In other words, either the product must be designed or packaged to minimise worker exposure in use, or workers must be so well trained that they themselves are able to detect and avoid the risk of exposure. In its justification, the BAuA also points out that the available workplace limits are not suited to ruling out the development of respiratory allergies. The exposure of workers must therefore be minimised as far as possible by the measures described. The proposal restricts the marketing and use of monomeric diisocyanates on their own or as constituents of mixtures for industrial or commercial use, unless
a. The cumulative concentration of diisocyanates is less than 0.1% by weight or
b. The substance or the mixture, in the form in which it is supplied to the user, meets the requirements of Annex 12 or
c. Prior to use, the employee or self-employed worker has completed appropriate training in accordance with Annex 13 and taken measures.
Those who place products containing diisocyanate on the market would, where appropriate, have to prove in accordance with Annex 12 of the restriction proposal that there is very little potential for exposure in the intended use. Upon request, a corresponding document must be supplied within 10 days to the competent authority of the Member State in which the product is placed on the market (in English or an official language of the Member State).

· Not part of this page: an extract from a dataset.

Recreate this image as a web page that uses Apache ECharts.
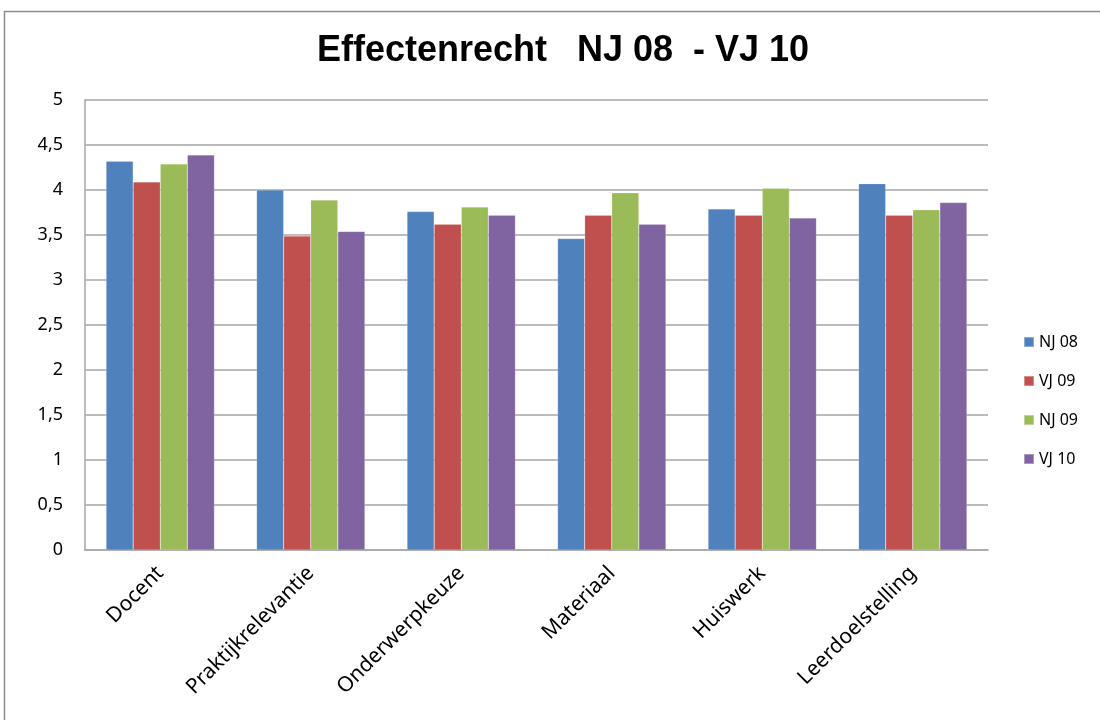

Annex 13 describes measures and information that must form part of any training, which workers must undergo before they are allowed to handle diisocyanates. The measures are divided into three groups and build on each other. The groups include technical and organisational measures and personal protective equipment. Each group entails four hours of training, which must be refreshed every four years. The products’ suppliers are obliged to create appropriate training materials in the language of the respective Member States in which they market the products.
Next steps at EU level
The submission of any restriction proposal triggers a formal process at EU level. ECHA has already initiated a 6-months public consultation process. Here, stakeholders are invited to comment on the proposal from scientific and socio-economic perspectives. The deadline for commenting is 1 June 2017.
At the same time, the committees of ECHA, namely the Risk Assessment Committee (RAC) and the Committee for Socio-Economic Analysis (SEAC), are preparing their opinions. These opinions will again be subject to a public consultation process, which will last two months this time. Finally, the European Commission will present a draft regulation, which will be agreed in committee with the participation of the Member States.
It will be several years before a corresponding restriction comes into effect. However, companies should monitor the process of restriction closely, assess the impact on their own activities and products, and, where appropriate, make use of the options provided for commenting.